Buy Or Sell: Steelers Finally Have Deep Passing Game On Track

The offseason is inevitably a period of projection and speculation, which makes it the ideal time to ponder the hypotheticals that the Pittsburgh Steelers will face over the course of the next year, whether it is addressing free agency, the draft, performance on the field, or some more ephemeral topic.

That is what I will look to address in our Buy or Sell series. In each installment, I will introduce a topic statement and weigh some of the arguments for either buying it (meaning that you agree with it or expect it to be true) or selling it (meaning you disagree with it or expect it to be false).

The range of topics will be intentionally wide, from the general to the specific, from the immediate to that in the far future. And as we all tend to have an opinion on just about everything, I invite you to share your own each morning on the topic statement of the day.

Topic Statement: The Steelers finally have the intermediate and deep passing game back on track.

Explanation: Ben Roethlisberger was terrible throwing down the field against the Cincinnati Bengals. He was great, particularly in the second half, doing it on Sunday against the Indianapolis Colts. The question is now whether or not we’re dealing with recency bias or there has been tangible and reproducible improvement. The reality is that we won’t know for two weeks.


We’re not going to learn much about what the deep passing game will be like in the playoffs from Sunday’s game against the Cleveland Browns, for the simple reason being that Roethlisberger won’t be playing. But he probably would be playing had he not found the deep ball, as the Steelers surely would have lost that game without it, and thus they would have more to play for.

The important point here is that the deep passing game, like the field goal unit, is a process. There are a lot of moving parts, more than on shorter passes, on which it’s easier for things to go wrong. The Steelers made in-game and halftime adjustments, and it worked.
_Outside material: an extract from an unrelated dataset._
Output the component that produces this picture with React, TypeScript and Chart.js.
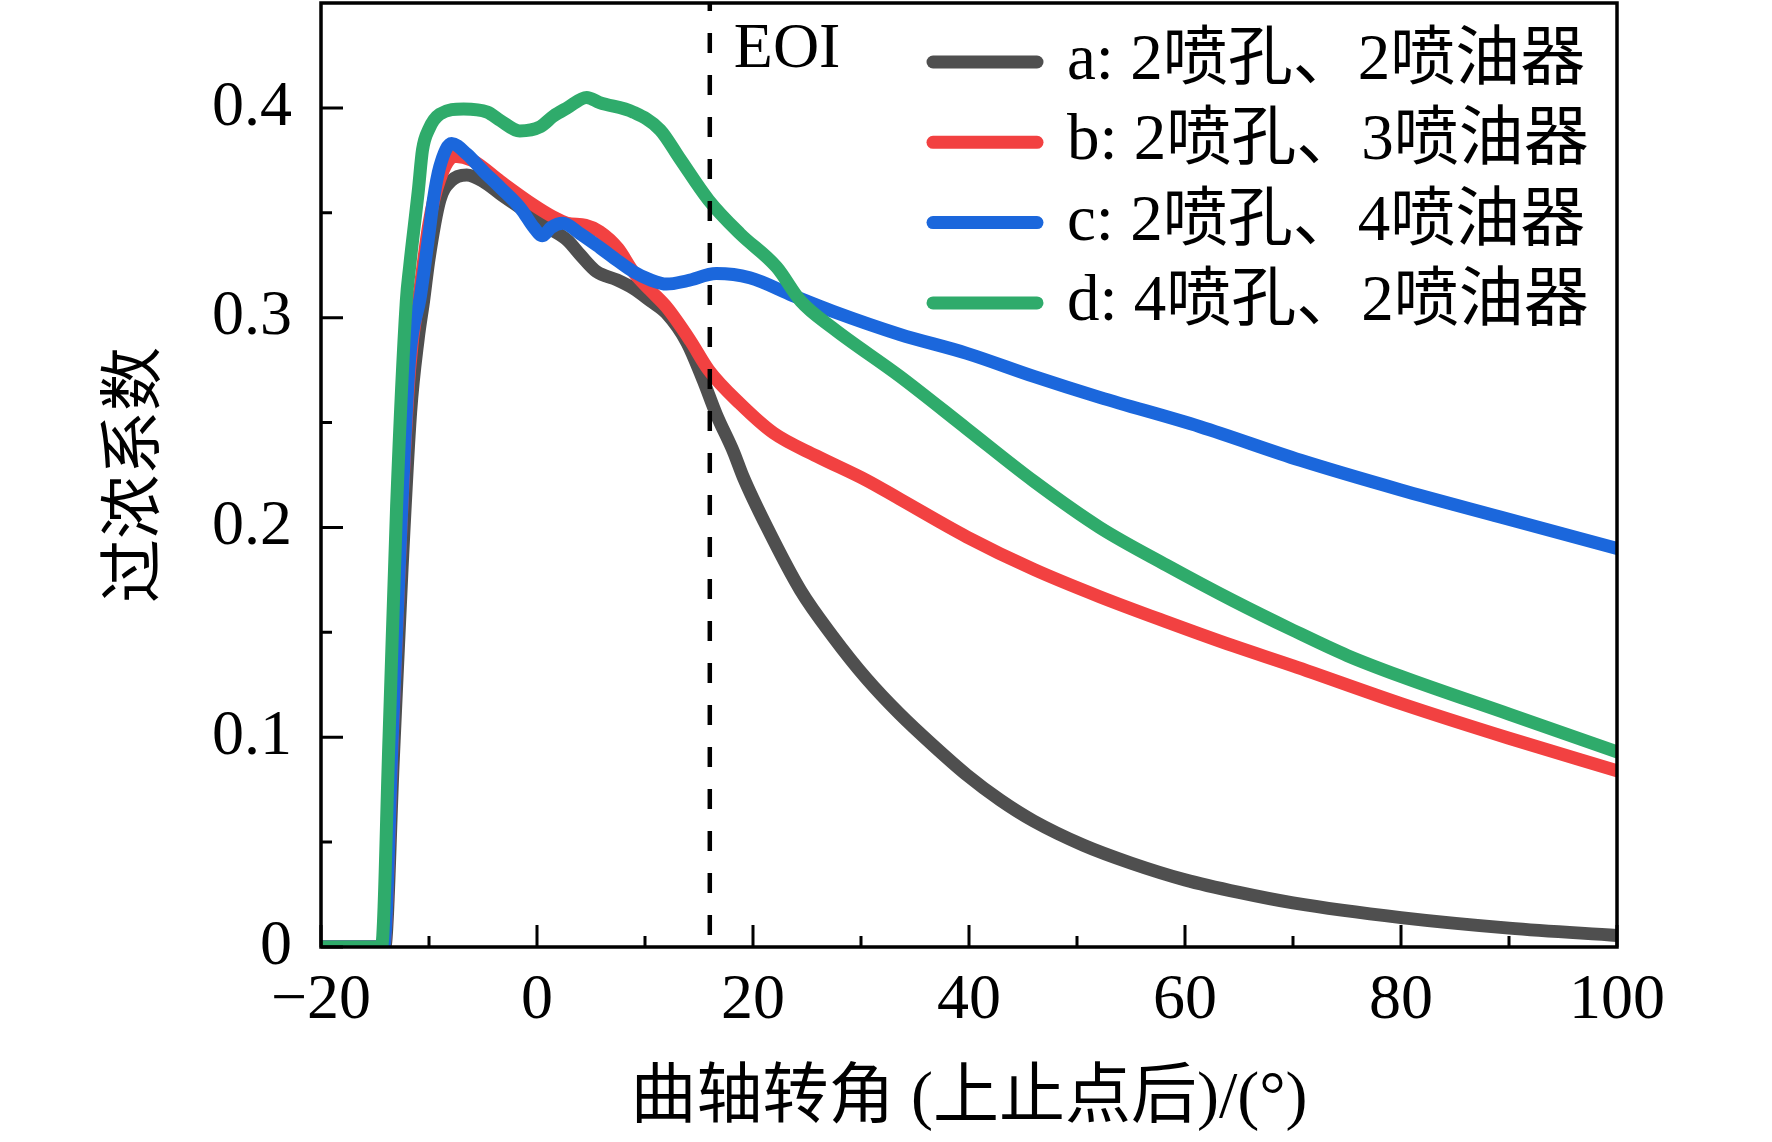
import { useEffect, useRef } from "react";
import { Chart, registerables } from "chart.js";

Chart.register(...registerables);

// crank angle (°ATDC) and excess-fuel coefficient for each case
const seriesLabels = ["a: 2喷孔、2喷油器", "b: 2喷孔、3喷油器", "c: 2喷孔、4喷油器", "d: 4喷孔、2喷油器"];
const seriesColors = ["#4f4f4f", "#f24141", "#1b67dc", "#2fab6b"];

const angleA = [-20, -14.1, -13.3, -12.5, -11.7, -11, -10.5, -10, -9, -8, -6.5, -5, -3.4, -0.9, 1, 2.8, 4, 5.5, 7.4, 8.9, 10.5, 12, 13.9, 15.4, 16.6, 18.2, 19.1, 21.3, 24.4, 27.4, 30.5, 33.6, 36.7, 39.8, 42.9, 46, 50.6, 55, 60, 65, 70, 80, 90, 100];
const valueA = [0, 0, 0.09, 0.18, 0.255, 0.29, 0.308, 0.328, 0.356, 0.365, 0.368, 0.365, 0.359, 0.35, 0.343, 0.337, 0.33, 0.322, 0.318, 0.314, 0.308, 0.302, 0.288, 0.27, 0.254, 0.236, 0.224, 0.2, 0.17, 0.148, 0.128, 0.111, 0.096, 0.082, 0.07, 0.06, 0.0485, 0.04, 0.032, 0.026, 0.021, 0.014, 0.009, 0.0055];

const angleB = [-20, -14.2, -13.4, -12.6, -11.8, -10.8, -10, -9, -7.6, -6, -3.4, -0.4, 1.5, 2.8, 4.5, 5.8, 7.5, 8.9, 10.5, 12, 14.2, 15.9, 18.8, 21.9, 25.9, 30.5, 33.6, 39.8, 46, 52.1, 58.3, 64.5, 70, 80, 90, 100];
const valueB = [0, 0, 0.1, 0.2, 0.275, 0.315, 0.345, 0.366, 0.377, 0.375, 0.365, 0.354, 0.348, 0.345, 0.344, 0.341, 0.333, 0.322, 0.313, 0.305, 0.289, 0.275, 0.259, 0.245, 0.234, 0.2225, 0.2135, 0.1955, 0.18, 0.167, 0.155, 0.1435, 0.134, 0.116, 0.0995, 0.084];

const angleC = [-20, -14.2, -13.4, -12.6, -11.8, -10.8, -10, -9.6, -9, -7.9, -6.5, -5, -3.4, -1.5, -0.3, 0.5, 1.3, 2.4, 4, 5.8, 7.5, 8.9, 10.5, 12, 13.9, 16.6, 19.7, 23.7, 27.4, 33.6, 39.8, 46, 52.1, 61.4, 70.7, 79.9, 89.2, 100];
const valueC = [0, 0, 0.1, 0.2, 0.28, 0.31, 0.34, 0.356, 0.372, 0.383, 0.378, 0.37, 0.362, 0.352, 0.343, 0.339, 0.343, 0.345, 0.34, 0.3335, 0.327, 0.322, 0.318, 0.316, 0.3176, 0.321, 0.319, 0.3105, 0.303, 0.292, 0.283, 0.272, 0.262, 0.248, 0.232, 0.218, 0.205, 0.19];

const angleD = [-20, -14.4, -13.7, -13, -12.1, -11.8, -11, -10.6, -10, -9, -6.8, -4.6, -3.4, -1.6, 0.3, 1.5, 2.8, 4.6, 5.8, 8.9, 11.4, 13.2, 15.9, 18.8, 22.2, 24.4, 27.4, 33.6, 39.8, 46, 52.1, 58.3, 64.5, 70, 75, 80, 90, 100];
const valueD = [0, 0, 0.1, 0.21, 0.308, 0.324, 0.36, 0.38, 0.39, 0.397, 0.3995, 0.398, 0.394, 0.389, 0.391, 0.396, 0.4, 0.405, 0.4025, 0.398, 0.3895, 0.376, 0.356, 0.34, 0.324, 0.308, 0.295, 0.272, 0.247, 0.222, 0.2, 0.182, 0.165, 0.151, 0.139, 0.129, 0.111, 0.093];

const EOI_ANGLE = 16;

const SERIF = '"Liberation Serif", "Noto Sans CJK SC"';

const toPoints = (xs: number[], ys: number[]) => xs.map((x, i) => ({ x, y: ys[i] }));

// inward ticks, EOI marker, frame and legend
const decorPlugin = {
  id: "decor",
  afterDatasetsDraw(chart: any) {
    const { ctx, chartArea, scales } = chart;
    const { left, right, top, bottom } = chartArea;
    const xs = scales.x;
    const ys = scales.y;
    ctx.save();

    // EOI dashed line
    const ex = xs.getPixelForValue(EOI_ANGLE);
    ctx.strokeStyle = "#000";
    ctx.lineWidth = 4.5;
    ctx.setLineDash([20, 22]);
    ctx.lineDashOffset = 12;
    ctx.beginPath();
    ctx.moveTo(ex, top);
    ctx.lineTo(ex, bottom);
    ctx.stroke();
    ctx.setLineDash([]);
    ctx.fillStyle = "#000";
    ctx.font = `64px ${SERIF}`;
    ctx.textBaseline = "middle";
    ctx.textAlign = "left";
    ctx.fillText("EOI", ex + 24, top + 47);

    // ticks
    ctx.lineWidth = 3;
    const xt = xs.ticks.map((t: any) => t.value);
    ctx.beginPath();
    xt.forEach((v: number, i: number) => {
      const p = xs.getPixelForValue(v);
      ctx.moveTo(p, bottom);
      ctx.lineTo(p, bottom - 22);
      if (i < xt.length - 1) {
        const m = xs.getPixelForValue((v + xt[i + 1]) / 2);
        ctx.moveTo(m, bottom);
        ctx.lineTo(m, bottom - 11);
      }
    });
    const yt = ys.ticks.map((t: any) => t.value);
    yt.forEach((v: number, i: number) => {
      const p = ys.getPixelForValue(v);
      ctx.moveTo(left, p);
      ctx.lineTo(left + 22, p);
      const next = i < yt.length - 1 ? yt[i + 1] : v + (yt[1] - yt[0]);
      const mv = (v + next) / 2;
      if (mv < ys.max) {
        const m = ys.getPixelForValue(mv);
        ctx.moveTo(left, m);
        ctx.lineTo(left + 11, m);
      }
    });
    ctx.stroke();

    // frame
    ctx.lineWidth = 3.5;
    ctx.strokeRect(left, top, right - left, bottom - top);

    // legend
    chart.data.datasets.forEach((ds: any, i: number) => {
      const yy = top + 59 + i * 80.3;
      ctx.strokeStyle = ds.borderColor;
      ctx.lineWidth = 13;
      ctx.lineCap = "round";
      ctx.beginPath();
      ctx.moveTo(right - 684, yy);
      ctx.lineTo(right - 580, yy);
      ctx.stroke();
      ctx.fillStyle = "#000";
      ctx.font = `65px ${SERIF}`;
      ctx.fillText(ds.label, right - 550, yy);
    });

    ctx.restore();
  },
};

export default function App() {
  const canvasRef = useRef<HTMLCanvasElement>(null);

  useEffect(() => {
    if (!canvasRef.current) return;
    const ctx = canvasRef.current.getContext("2d");
    if (!ctx) return;

    const series = [
      toPoints(angleA, valueA),
      toPoints(angleB, valueB),
      toPoints(angleC, valueC),
      toPoints(angleD, valueD),
    ];

    const chart = new Chart(ctx, {
      type: "line",
      data: {
        datasets: series.map((pts, i) => ({
          label: seriesLabels[i],
          data: pts,
          borderColor: seriesColors[i],
          backgroundColor: seriesColors[i],
          borderWidth: 13,
          pointRadius: 0,
          borderJoinStyle: "round" as const,
          borderCapStyle: "round" as const,
          cubicInterpolationMode: "monotone" as const,
          clip: 0,
          order: 3 - i,
        })),
      },
      options: {
        animation: false,
        responsive: true,
        maintainAspectRatio: false,
        layout: { padding: { left: 0, right: 155, top: 3, bottom: 0 } },
        plugins: { legend: { display: false }, tooltip: { enabled: false } },
        scales: {
          x: {
            type: "linear",
            min: -20,
            max: 100,
            grid: { display: false, drawTicks: false },
            border: { display: false },
            ticks: {
              stepSize: 20,
              padding: 16,
              color: "#000",
              font: { family: SERIF, size: 64, lineHeight: 1.2 },
              callback: (v: any) => (Number(v) < 0 ? `\u2212${Math.abs(Number(v))}` : `${v}`),
            },
            title: {
              display: true,
              text: "曲轴转角 (上止点后)/(°)",
              color: "#000",
              font: { family: SERIF, size: 66, lineHeight: 1.2 },
              padding: { top: 0, bottom: 3 },
            },
            afterFit: (scale: any) => {
              scale.height = 195;
              scale.paddingLeft = 0;
              scale.paddingRight = 0;
            },
          },
          y: {
            type: "linear",
            min: 0,
            max: 0.45,
            grid: { display: false, drawTicks: false },
            border: { display: false },
            ticks: {
              stepSize: 0.1,
              includeBounds: false,
              padding: 29,
              color: "#000",
              font: { family: SERIF, size: 64, lineHeight: 1.2 },
            },
            title: {
              display: true,
              text: "过浓系数",
              color: "#000",
              font: { family: SERIF, size: 64, lineHeight: 1.2 },
              padding: { top: 99, bottom: 0 },
            },
            afterFit: (scale: any) => {
              scale.width = 321;
              scale.paddingTop = 0;
              scale.paddingBottom = 0;
            },
          },
        },
      },
      plugins: [decorPlugin],
    });

    return () => chart.destroy();
  }, []);

  return (
    <div style={{ position: "fixed", left: 0, top: 0, width: 1772, height: 1142, background: "#fff" }}>
      <canvas ref={canvasRef} />
    </div>
  );
}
It wasn’t ever just Roethlisberger. Guys were also dropping the ball deep. And now that he’s started to hit on it, it will open up the offense further, making them less predictable, including when they actually take deep shots, which should only lead to more success.


This is just a decent Benny Snell game. Every time it happens, a bunch of people convince themselves that he’s the answer, and then he plays like he usually does, which is not a starter. Roethlisberger’ deep passing game is similar, and one half of a game isn’t going to change that.

Let’s not forget the fact that there were a few passes in the game that could have been intercepted as well. If the defense made those plays, we would be having a much different conversation about Roethlisberger’s performance throwing the ball down the field—more similar to the one we were having after the Bengals game, actually.